For the Birds is one of the most extraordinary documentaries of the last few years. It takes you deep into a woman's life, and equally as deep into the subject of hording. The result is a film that's personal and informative, psychological and educational. I have no idea how director Richard Miron, making his feature debut, got the access he did, but the viewer greatly benefits from the trust he earned.
Miron's subject is a woman named Kathy Murphy who lives with her husband Gary in a ramshackle mobile home in rural New York. Kathy is an animal hoarder, with 200 chickens, turkeys, ducks, and geese. They aren't all in a coop outside, either. She allows them inside, which leads to exactly the kinds of problems you'd expect. When local animal advocacy groups get wind of the issue, they try to convince Kathy to allow some of her pets to go to a sanctuary where their health issues can be addressed and where they can live in appropriate conditions. Kathy, who loves the birds like children, is only willing to go along with the plan to a point.
For the Birds documents all the fascinating twists and turns this story took. To save the animals, the advocates have no choice but to violate Kathy's trust. She responds by digging in her heels, which leads to legal action. The lawyer she gets to represent her has an office every bit as cluttered and chaotic as her home, and that's just one of many unanticipated directions things go.
What's most compelling about the film is its up-close look at mental illness. Kathy demonstrates extreme anxiety whenever the subject of losing her birds comes up. As we get to know her better, it becomes clear that they not only bring her comfort, they also allow her to block out things in the world that she doesn't want to deal with. Gary observes that nobody wants to come and visit because the house is so filthy – and that's probably his wife's intention. We can see how the birds are her safety mechanism; she only feels “okay” when she's around them. Without her companions, she has no other coping skills to fall back on. This, in turn, leads to intense protectiveness that morphs into outright fierceness when threatened.

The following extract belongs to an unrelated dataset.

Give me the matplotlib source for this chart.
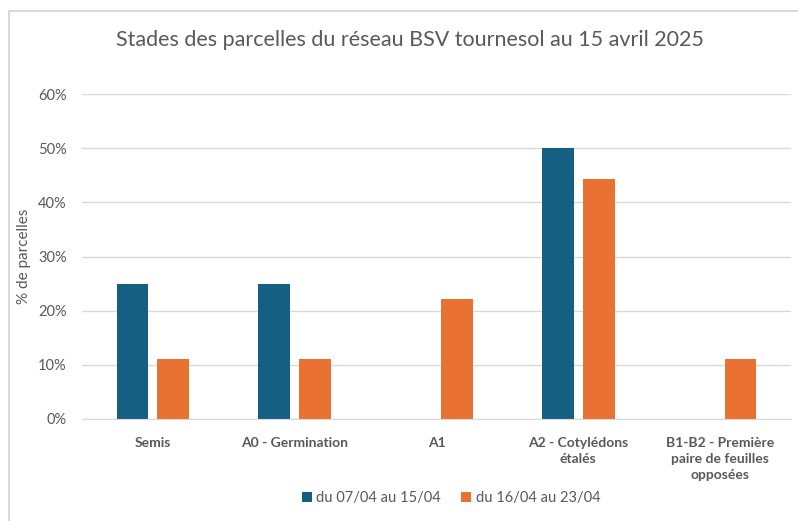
import numpy as np
import matplotlib.pyplot as plt
from matplotlib.patches import Rectangle
from matplotlib.ticker import PercentFormatter

# données
categories = ['Semis', 'A0 - Germination', 'A1', 'A2 - Cotylédons\nétalés',
              'B1-B2 - Première\npaire de feuilles\nopposées']
periode_1 = [25, 25, 0, 50, 0]
periode_2 = [11.1, 11.1, 22.2, 44.4, 11.1]
series_labels = ['du 07/04 au 15/04', 'du 16/04 au 23/04']
colors = ['#156082', '#E97132']

plt.rcParams['font.family'] = ['Lato', 'DejaVu Sans']
txt = '#595959'

fig = plt.figure(figsize=(7.98, 5.21), dpi=100)
ax = fig.add_axes([82 / 798, 1 - 419 / 521, (791 - 82) / 798, (419 - 94) / 521])

x = np.arange(len(categories))
w = 0.225
gap = 0.063
ax.bar(x - (w + gap) / 2, periode_1, width=w, color=colors[0], label=series_labels[0])
ax.bar(x + (w + gap) / 2, periode_2, width=w, color=colors[1], label=series_labels[1])

ax.set_xlim(-0.5, len(categories) - 0.5)
ax.set_ylim(0, 60)
ax.set_yticks(np.arange(0, 61, 10))
ax.yaxis.set_major_formatter(PercentFormatter(decimals=0))
ax.grid(axis='y', color='#D9D9D9', linewidth=1)
ax.set_axisbelow(True)
for s in ['top', 'right', 'left']:
    ax.spines[s].set_visible(False)
ax.spines['bottom'].set_color('#D9D9D9')
ax.tick_params(axis='both', length=0, colors=txt, labelsize=10.5)
ax.tick_params(axis='y', pad=11)
ax.tick_params(axis='x', pad=13)
ax.set_xticks(x)
ax.set_xticklabels(categories, fontweight='bold', fontsize=10, color=txt, linespacing=1.4)
ax.set_ylabel('% de parcelles', color=txt, fontsize=11, labelpad=5)

fig.text(410 / 798, 1 - 40 / 521, 'Stades des parcelles du réseau BSV tournesol au 15 avril 2025',
         ha='center', va='center', fontsize=15.5, color=txt)

fig.legend(loc='center', bbox_to_anchor=(451 / 798, 1 - 498 / 521), ncol=2, frameon=False,
           fontsize=10.5, labelcolor=txt, handlelength=0.7, handleheight=0.7,
           handletextpad=0.3, columnspacing=1.4)

# cadre du graphique
fig.patches.append(Rectangle((9 / 798, -0.05), 1.1, 1 - 11 / 521 + 0.05,
                             transform=fig.transFigure, fill=False,
                             edgecolor='#D9D9D9', linewidth=1.5))

fig.savefig('out.png', dpi=100)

On another level, For the Birds also looks at marriage. Gary hates the birds and would love to be rid of them. As tensions mount between Kathy and the animal advocates, the marriage grows more strained. He actually sides with them, not her. As you might imagine, that comes with consequences. The film gets you to empathize with both Gary and Kathy, so as their relationship begins to buckle under the pressure, you may feel your heart breaking a little bit.
About two-thirds of the way through, I momentarily wondered if the movie was actually exploiting Kathy's mental illness. Then I saw where For the Birds ends up and realized it most definitely is not. (Again, one of those unforeseen twists.) Miron cares greatly about his subject. He has made a very humane documentary that is ultimately a celebration of perseverance in the face of mental health problems.
I won't forget this film, or these people, anytime soon. Neither will you.
out of four
For the Birds is unrated, but contains adult language. The running time is 1 hour and 32 minutes.